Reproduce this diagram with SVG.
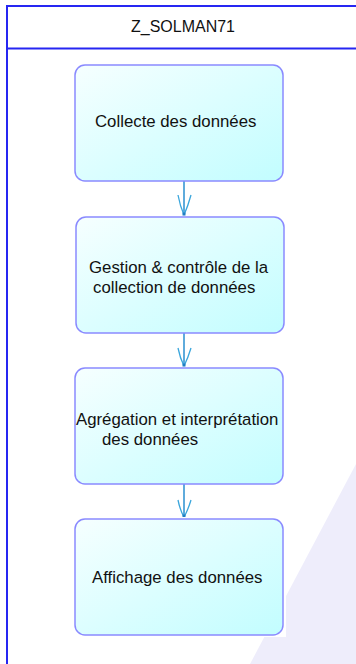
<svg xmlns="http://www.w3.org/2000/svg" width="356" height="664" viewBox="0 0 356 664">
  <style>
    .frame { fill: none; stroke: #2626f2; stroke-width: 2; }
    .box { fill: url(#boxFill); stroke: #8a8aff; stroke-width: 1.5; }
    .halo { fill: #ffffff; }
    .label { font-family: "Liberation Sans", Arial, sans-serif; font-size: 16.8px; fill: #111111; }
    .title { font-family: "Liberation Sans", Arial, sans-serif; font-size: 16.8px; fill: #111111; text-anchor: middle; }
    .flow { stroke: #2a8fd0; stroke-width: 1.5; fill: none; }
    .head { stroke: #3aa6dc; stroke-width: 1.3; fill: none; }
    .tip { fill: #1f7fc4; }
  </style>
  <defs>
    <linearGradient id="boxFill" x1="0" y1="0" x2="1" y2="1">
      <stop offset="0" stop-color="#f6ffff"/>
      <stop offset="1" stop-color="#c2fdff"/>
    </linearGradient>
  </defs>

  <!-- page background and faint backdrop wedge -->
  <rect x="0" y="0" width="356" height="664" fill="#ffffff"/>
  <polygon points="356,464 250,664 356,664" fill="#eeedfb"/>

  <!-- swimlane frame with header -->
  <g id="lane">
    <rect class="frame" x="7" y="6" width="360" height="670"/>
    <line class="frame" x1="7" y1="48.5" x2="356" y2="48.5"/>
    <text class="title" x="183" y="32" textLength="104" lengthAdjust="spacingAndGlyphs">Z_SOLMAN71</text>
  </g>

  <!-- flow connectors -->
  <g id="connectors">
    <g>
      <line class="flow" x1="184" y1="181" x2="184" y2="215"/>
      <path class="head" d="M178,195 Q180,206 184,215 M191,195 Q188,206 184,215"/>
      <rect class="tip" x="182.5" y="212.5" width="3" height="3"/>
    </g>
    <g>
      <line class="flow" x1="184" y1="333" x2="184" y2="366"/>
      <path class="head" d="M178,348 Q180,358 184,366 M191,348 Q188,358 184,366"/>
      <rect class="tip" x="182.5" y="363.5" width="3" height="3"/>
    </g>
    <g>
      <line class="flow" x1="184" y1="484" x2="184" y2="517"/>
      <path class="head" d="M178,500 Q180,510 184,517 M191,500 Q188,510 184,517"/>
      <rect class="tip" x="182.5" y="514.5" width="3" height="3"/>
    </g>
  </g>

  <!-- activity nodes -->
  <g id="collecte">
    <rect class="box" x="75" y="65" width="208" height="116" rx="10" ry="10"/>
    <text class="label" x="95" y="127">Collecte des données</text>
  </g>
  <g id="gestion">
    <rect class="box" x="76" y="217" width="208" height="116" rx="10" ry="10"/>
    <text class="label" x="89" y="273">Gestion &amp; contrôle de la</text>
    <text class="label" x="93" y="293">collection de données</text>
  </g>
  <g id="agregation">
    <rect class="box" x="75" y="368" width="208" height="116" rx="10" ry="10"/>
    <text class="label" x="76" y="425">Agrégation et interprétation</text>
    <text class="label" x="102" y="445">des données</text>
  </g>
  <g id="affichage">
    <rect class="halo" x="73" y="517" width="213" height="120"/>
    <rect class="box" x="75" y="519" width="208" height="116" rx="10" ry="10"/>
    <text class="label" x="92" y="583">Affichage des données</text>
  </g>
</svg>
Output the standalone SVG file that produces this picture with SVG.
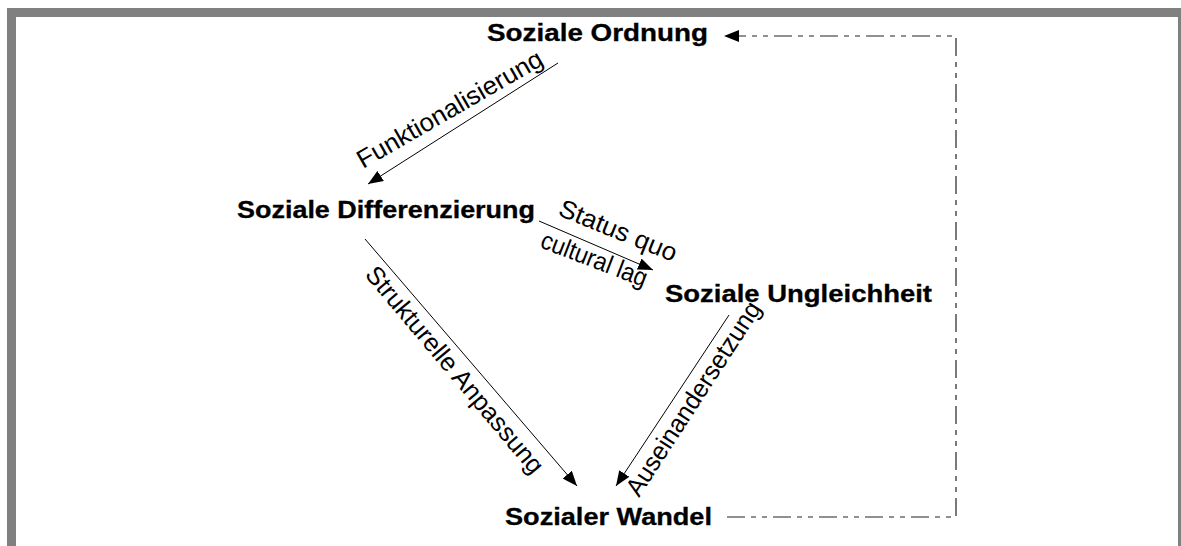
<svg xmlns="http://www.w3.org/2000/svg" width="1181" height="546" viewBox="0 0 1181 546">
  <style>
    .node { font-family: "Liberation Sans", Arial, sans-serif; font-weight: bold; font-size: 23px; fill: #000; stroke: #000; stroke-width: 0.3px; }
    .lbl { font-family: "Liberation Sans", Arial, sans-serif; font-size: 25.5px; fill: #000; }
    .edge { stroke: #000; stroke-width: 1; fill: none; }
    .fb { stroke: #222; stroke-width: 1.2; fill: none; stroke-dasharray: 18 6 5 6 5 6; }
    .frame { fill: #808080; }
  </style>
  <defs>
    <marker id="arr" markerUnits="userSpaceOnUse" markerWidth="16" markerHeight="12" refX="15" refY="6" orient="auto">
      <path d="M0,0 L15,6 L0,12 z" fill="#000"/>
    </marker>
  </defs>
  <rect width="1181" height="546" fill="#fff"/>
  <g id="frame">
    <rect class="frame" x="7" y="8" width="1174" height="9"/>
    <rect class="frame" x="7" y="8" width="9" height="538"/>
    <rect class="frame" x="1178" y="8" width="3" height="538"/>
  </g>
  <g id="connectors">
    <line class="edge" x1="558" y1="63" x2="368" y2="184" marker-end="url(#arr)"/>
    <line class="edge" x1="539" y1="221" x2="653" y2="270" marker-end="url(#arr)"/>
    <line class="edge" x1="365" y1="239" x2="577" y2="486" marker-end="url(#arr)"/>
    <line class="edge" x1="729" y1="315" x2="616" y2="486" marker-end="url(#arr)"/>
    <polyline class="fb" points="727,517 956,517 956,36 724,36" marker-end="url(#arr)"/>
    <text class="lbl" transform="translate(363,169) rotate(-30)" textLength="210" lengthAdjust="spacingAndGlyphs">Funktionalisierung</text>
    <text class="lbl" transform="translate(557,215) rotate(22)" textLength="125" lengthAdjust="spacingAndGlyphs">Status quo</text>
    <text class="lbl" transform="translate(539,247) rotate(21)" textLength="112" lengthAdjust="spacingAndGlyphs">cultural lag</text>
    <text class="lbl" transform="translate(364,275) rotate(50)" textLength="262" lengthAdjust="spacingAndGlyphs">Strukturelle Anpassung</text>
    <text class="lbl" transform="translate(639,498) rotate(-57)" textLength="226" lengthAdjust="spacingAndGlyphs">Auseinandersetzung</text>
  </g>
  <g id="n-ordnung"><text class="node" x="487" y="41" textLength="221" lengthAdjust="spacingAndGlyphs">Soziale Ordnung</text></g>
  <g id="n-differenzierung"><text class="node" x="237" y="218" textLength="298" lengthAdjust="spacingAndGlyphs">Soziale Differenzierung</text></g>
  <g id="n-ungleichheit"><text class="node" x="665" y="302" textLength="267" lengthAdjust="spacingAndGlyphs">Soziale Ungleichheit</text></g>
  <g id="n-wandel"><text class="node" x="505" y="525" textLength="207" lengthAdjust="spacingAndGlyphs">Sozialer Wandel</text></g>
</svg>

# REQUEST:
Copy out all of the data word for word. Do not carry over any picture.

# THE COMPLETED TASK:
Reproduce this diagram with SVG.
<svg xmlns="http://www.w3.org/2000/svg" width="356" height="664" viewBox="0 0 356 664">
  <style>
    .frame { fill: none; stroke: #2626f2; stroke-width: 2; }
    .box { fill: url(#boxFill); stroke: #8a8aff; stroke-width: 1.5; }
    .halo { fill: #ffffff; }
    .label { font-family: "Liberation Sans", Arial, sans-serif; font-size: 16.8px; fill: #111111; }
    .title { font-family: "Liberation Sans", Arial, sans-serif; font-size: 16.8px; fill: #111111; text-anchor: middle; }
    .flow { stroke: #2a8fd0; stroke-width: 1.5; fill: none; }
    .head { stroke: #3aa6dc; stroke-width: 1.3; fill: none; }
    .tip { fill: #1f7fc4; }
  </style>
  <defs>
    <linearGradient id="boxFill" x1="0" y1="0" x2="1" y2="1">
      <stop offset="0" stop-color="#f6ffff"/>
      <stop offset="1" stop-color="#c2fdff"/>
    </linearGradient>
  </defs>

  <!-- page background and faint backdrop wedge -->
  <rect x="0" y="0" width="356" height="664" fill="#ffffff"/>
  <polygon points="356,464 250,664 356,664" fill="#eeedfb"/>

  <!-- swimlane frame with header -->
  <g id="lane">
    <rect class="frame" x="7" y="6" width="360" height="670"/>
    <line class="frame" x1="7" y1="48.5" x2="356" y2="48.5"/>
    <text class="title" x="183" y="32" textLength="104" lengthAdjust="spacingAndGlyphs">Z_SOLMAN71</text>
  </g>

  <!-- flow connectors -->
  <g id="connectors">
    <g>
      <line class="flow" x1="184" y1="181" x2="184" y2="215"/>
      <path class="head" d="M178,195 Q180,206 184,215 M191,195 Q188,206 184,215"/>
      <rect class="tip" x="182.5" y="212.5" width="3" height="3"/>
    </g>
    <g>
      <line class="flow" x1="184" y1="333" x2="184" y2="366"/>
      <path class="head" d="M178,348 Q180,358 184,366 M191,348 Q188,358 184,366"/>
      <rect class="tip" x="182.5" y="363.5" width="3" height="3"/>
    </g>
    <g>
      <line class="flow" x1="184" y1="484" x2="184" y2="517"/>
      <path class="head" d="M178,500 Q180,510 184,517 M191,500 Q188,510 184,517"/>
      <rect class="tip" x="182.5" y="514.5" width="3" height="3"/>
    </g>
  </g>

  <!-- activity nodes -->
  <g id="collecte">
    <rect class="box" x="75" y="65" width="208" height="116" rx="10" ry="10"/>
    <text class="label" x="95" y="127">Collecte des données</text>
  </g>
  <g id="gestion">
    <rect class="box" x="76" y="217" width="208" height="116" rx="10" ry="10"/>
    <text class="label" x="89" y="273">Gestion &amp; contrôle de la</text>
    <text class="label" x="93" y="293">collection de données</text>
  </g>
  <g id="agregation">
    <rect class="box" x="75" y="368" width="208" height="116" rx="10" ry="10"/>
    <text class="label" x="76" y="425">Agrégation et interprétation</text>
    <text class="label" x="102" y="445">des données</text>
  </g>
  <g id="affichage">
    <rect class="halo" x="73" y="517" width="213" height="120"/>
    <rect class="box" x="75" y="519" width="208" height="116" rx="10" ry="10"/>
    <text class="label" x="92" y="583">Affichage des données</text>
  </g>
</svg>
Output the standalone SVG file that produces this picture with SVG.
<svg xmlns="http://www.w3.org/2000/svg" width="1181" height="546" viewBox="0 0 1181 546">
  <style>
    .node { font-family: "Liberation Sans", Arial, sans-serif; font-weight: bold; font-size: 23px; fill: #000; stroke: #000; stroke-width: 0.3px; }
    .lbl { font-family: "Liberation Sans", Arial, sans-serif; font-size: 25.5px; fill: #000; }
    .edge { stroke: #000; stroke-width: 1; fill: none; }
    .fb { stroke: #222; stroke-width: 1.2; fill: none; stroke-dasharray: 18 6 5 6 5 6; }
    .frame { fill: #808080; }
  </style>
  <defs>
    <marker id="arr" markerUnits="userSpaceOnUse" markerWidth="16" markerHeight="12" refX="15" refY="6" orient="auto">
      <path d="M0,0 L15,6 L0,12 z" fill="#000"/>
    </marker>
  </defs>
  <rect width="1181" height="546" fill="#fff"/>
  <g id="frame">
    <rect class="frame" x="7" y="8" width="1174" height="9"/>
    <rect class="frame" x="7" y="8" width="9" height="538"/>
    <rect class="frame" x="1178" y="8" width="3" height="538"/>
  </g>
  <g id="connectors">
    <line class="edge" x1="558" y1="63" x2="368" y2="184" marker-end="url(#arr)"/>
    <line class="edge" x1="539" y1="221" x2="653" y2="270" marker-end="url(#arr)"/>
    <line class="edge" x1="365" y1="239" x2="577" y2="486" marker-end="url(#arr)"/>
    <line class="edge" x1="729" y1="315" x2="616" y2="486" marker-end="url(#arr)"/>
    <polyline class="fb" points="727,517 956,517 956,36 724,36" marker-end="url(#arr)"/>
    <text class="lbl" transform="translate(363,169) rotate(-30)" textLength="210" lengthAdjust="spacingAndGlyphs">Funktionalisierung</text>
    <text class="lbl" transform="translate(557,215) rotate(22)" textLength="125" lengthAdjust="spacingAndGlyphs">Status quo</text>
    <text class="lbl" transform="translate(539,247) rotate(21)" textLength="112" lengthAdjust="spacingAndGlyphs">cultural lag</text>
    <text class="lbl" transform="translate(364,275) rotate(50)" textLength="262" lengthAdjust="spacingAndGlyphs">Strukturelle Anpassung</text>
    <text class="lbl" transform="translate(639,498) rotate(-57)" textLength="226" lengthAdjust="spacingAndGlyphs">Auseinandersetzung</text>
  </g>
  <g id="n-ordnung"><text class="node" x="487" y="41" textLength="221" lengthAdjust="spacingAndGlyphs">Soziale Ordnung</text></g>
  <g id="n-differenzierung"><text class="node" x="237" y="218" textLength="298" lengthAdjust="spacingAndGlyphs">Soziale Differenzierung</text></g>
  <g id="n-ungleichheit"><text class="node" x="665" y="302" textLength="267" lengthAdjust="spacingAndGlyphs">Soziale Ungleichheit</text></g>
  <g id="n-wandel"><text class="node" x="505" y="525" textLength="207" lengthAdjust="spacingAndGlyphs">Sozialer Wandel</text></g>
</svg>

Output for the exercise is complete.